Мы не имели бомбы, но мы ее и не хотели. Мы боролись против
бомбы. Нас не поддержали; в честности нашей борьбы усомнились:
дескать, потому и возражаете, что не имеете. Мы сделали свою бомбу. А борьбу не прекратили.
Не мы начали, но мы предполагаем остановиться. Разве не то же самое происходит нынче?
Нас втягивают
в качественно новый этап гонки вооружений. Мы не заинтересованы в
этом. Мы возражаем и снова предлагаем остановиться. История
преподает свои уроки для того, чтобы их усваивали, для того, чтобы
на них учились. Забывать их — недальновидно.
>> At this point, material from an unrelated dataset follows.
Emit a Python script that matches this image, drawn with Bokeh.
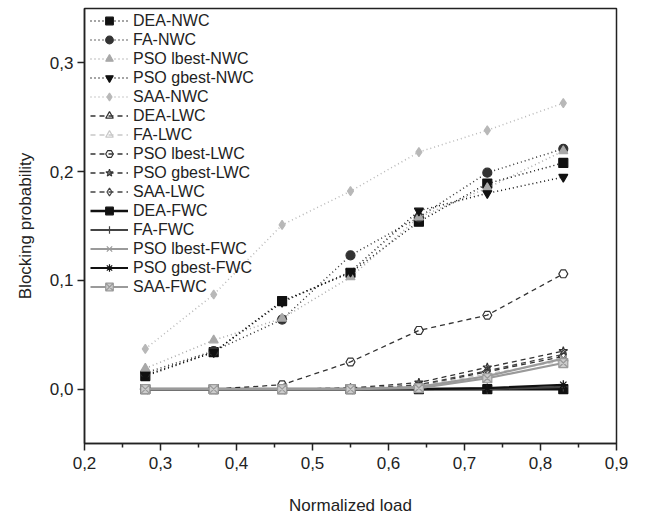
from bokeh.plotting import figure
from bokeh.models import Legend, LegendItem, FixedTicker, CustomJSTickFormatter, Range1d
from bokeh.embed import file_html
from bokeh.resources import INLINE

# Normalized load values (x)
load = [0.28, 0.37, 0.46, 0.55, 0.64, 0.73, 0.83]

# Blocking probability per algorithm / wavelength-conversion scheme
dea_nwc = [0.012, 0.034, 0.081, 0.107, 0.154, 0.189, 0.208]
fa_nwc = [0.015, 0.035, 0.064, 0.123, 0.158, 0.199, 0.221]
pso_lbest_nwc = [0.019, 0.045, 0.065, 0.103, 0.158, 0.185, 0.219]
pso_gbest_nwc = [0.013, 0.034, 0.080, 0.108, 0.164, 0.180, 0.195]
saa_nwc = [0.037, 0.087, 0.151, 0.182, 0.218, 0.238, 0.263]

dea_lwc = [0.0, 0.0, 0.0, 0.0, 0.003, 0.016, 0.030]
fa_lwc = [0.0, 0.0, 0.0, 0.0, 0.003, 0.014, 0.026]
pso_lbest_lwc = [0.0, 0.0, 0.004, 0.025, 0.054, 0.068, 0.106]
pso_gbest_lwc = [0.0, 0.0, 0.0, 0.001, 0.006, 0.020, 0.035]
saa_lwc = [0.0, 0.0, 0.0, 0.0, 0.004, 0.017, 0.032]

dea_fwc = [0.0, 0.0, 0.0, 0.0, 0.0, 0.0, 0.0]
fa_fwc = [0.0, 0.0, 0.0, 0.0, 0.0, 0.0, 0.002]
pso_lbest_fwc = [0.0, 0.0, 0.0, 0.0, 0.002, 0.012, 0.028]
pso_gbest_fwc = [0.0, 0.0, 0.0, 0.0, 0.0, 0.001, 0.004]
saa_fwc = [0.0, 0.0, 0.0, 0.0, 0.001, 0.010, 0.024]

x_ticks = [0.2, 0.3, 0.4, 0.5, 0.6, 0.7, 0.8, 0.9]
y_ticks = [0.0, 0.1, 0.2, 0.3]

FONT = "Liberation Sans"

p = figure(output_backend="svg", toolbar_location=None,
           frame_width=532, frame_height=435,
           x_range=Range1d(0.2, 0.9), y_range=Range1d(-0.05, 0.35),
           min_border_left=84, min_border_right=32, min_border_top=8,
           min_border_bottom=75)
p.background_fill_color = "white"
p.border_fill_color = "white"
p.grid.visible = False
p.outline_line_color = "#222222"
p.outline_line_width = 1.5

fmt = CustomJSTickFormatter(code="return tick.toFixed(1).replace('.', ',');")
minor_x = [0.25, 0.35, 0.45, 0.55, 0.65, 0.75, 0.85]
p.xaxis.ticker = FixedTicker(ticks=x_ticks, minor_ticks=minor_x)
p.yaxis.ticker = FixedTicker(ticks=y_ticks, minor_ticks=[])
for ax in (p.xaxis[0], p.yaxis[0]):
    ax.formatter = fmt
    ax.axis_line_color = "#222222"
    ax.axis_line_width = 1.5
    ax.major_tick_line_color = "#222222"
    ax.major_tick_line_width = 1.5
    ax.minor_tick_line_color = "#222222"
    ax.minor_tick_line_width = 1.5
    ax.major_tick_in = 0
    ax.major_tick_out = 7
    ax.minor_tick_in = 0
    ax.minor_tick_out = 4
    ax.major_label_text_font = FONT
    ax.major_label_text_font_size = "17px"
    ax.major_label_text_color = "#222222"
    ax.axis_label_text_font = FONT
    ax.axis_label_text_font_size = "17px"
    ax.axis_label_text_font_style = "normal"
    ax.axis_label_text_color = "#222222"
p.xaxis.axis_label = "Normalized load"
p.yaxis.axis_label = "Blocking probability"
p.xaxis.major_label_standoff = 6
p.xaxis.axis_label_standoff = 24
p.yaxis.major_label_standoff = 4
p.yaxis.axis_label_standoff = 12

DOT = "1 3"
DASH = "5 4"

# (label, values, line color, dash, marker, fill color, line width)
series = [
    ("DEA-NWC", dea_nwc, "#111111", DOT, "square", "#111111", 1.5),
    ("FA-NWC", fa_nwc, "#333333", DOT, "circle", "#333333", 1.5),
    ("PSO lbest-NWC", pso_lbest_nwc, "#a8a8a8", DOT, "triangle", "#a8a8a8", 1.5),
    ("PSO gbest-NWC", pso_gbest_nwc, "#111111", DOT, "inverted_triangle", "#111111", 1.5),
    ("SAA-NWC", saa_nwc, "#b8b8b8", DOT, "diamond", "#b8b8b8", 1.5),
    ("DEA-LWC", dea_lwc, "#333333", DASH, "triangle", None, 1.3),
    ("FA-LWC", fa_lwc, "#c8c8c8", DASH, "triangle", None, 1.3),
    ("PSO lbest-LWC", pso_lbest_lwc, "#333333", DASH, "hex", None, 1.3),
    ("PSO gbest-LWC", pso_gbest_lwc, "#333333", DASH, "star", None, 1.3),
    ("SAA-LWC", saa_lwc, "#444444", DASH, "diamond", None, 1.3),
    ("DEA-FWC", dea_fwc, "#111111", None, "square", "#111111", 2.6),
    ("FA-FWC", fa_fwc, "#444444", None, "cross", None, 2.2),
    ("PSO lbest-FWC", pso_lbest_fwc, "#9a9a9a", None, "x", None, 2.2),
    ("PSO gbest-FWC", pso_gbest_fwc, "#111111", None, "asterisk", None, 2.2),
    ("SAA-FWC", saa_fwc, "#9a9a9a", None, "square_x", "#cccccc", 2.2),
]

angles = {"DEA-LWC": 1.5708, "FA-LWC": -1.5708}

items = []
for label, vals, color, dash, marker, fill, lw in series:
    line_kw = dict(line_color=color, line_width=lw)
    if dash:
        line_kw["line_dash"] = dash
    r_line = p.line(load, vals, **line_kw)
    r_mark = p.scatter(load, vals, marker=marker, size=9,
                       line_color=color, line_width=1.2,
                       fill_color=fill if fill else "white",
                       fill_alpha=1.0 if fill else 0.0,
                       angle=angles.get(label, 0.0))
    items.append(LegendItem(label=label, renderers=[r_line, r_mark]))

ROW = 19
legend = Legend(items=items, location=(6, 435 - 3 - ROW * len(items)))
legend.glyph_width = 38
legend.glyph_height = ROW
legend.label_height = ROW
legend.spacing = 0
legend.padding = 0
legend.margin = 0
legend.label_standoff = 5
legend.label_text_font = FONT
legend.label_text_font_size = "16px"
legend.label_text_color = "#222222"
legend.border_line_alpha = 0
legend.background_fill_alpha = 0
p.add_layout(legend)

open("out.html", "w").write(file_html(p, INLINE))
— Роман «Экспансия» заканчивается тем, что Штирлиц уезжа-
ет в Латинскую Америку...
— Роман «Экспансия» не заканчивается. Опубликована только
первая книга романа. Готовится к печати вторая. Будет и третья.
«Экспансия» — новая серия романов о послевоенном мире. Поэтому
ощущения, будто первая книга — долгая экспозиция, в общем-то верны. Вначале надо показать узел.
Затем — как он распутается.
— Тем более что перед читателем узел-то совершенно новый, о
котором мы раньше мало что знали.
— Именно так. Мое приближение к теме «послевоенной нацистской атомной бомбы» произошло в начале семидесятых, когда я
делал «Бомбу для председателя», потом в Мадриде, когда встретился и
несколько часов проговорил с Отто Скорцени. Кое о чем я смог
написать сразу — в «Схватке», в «Лицом к лицу». Иное требовало
времени, дальнейшего изучения.
Как вице-президент советского общества дружбы «СССР—Аргентина» я часто бываю в этой стране.
Там у меня много друзей, единомышленников.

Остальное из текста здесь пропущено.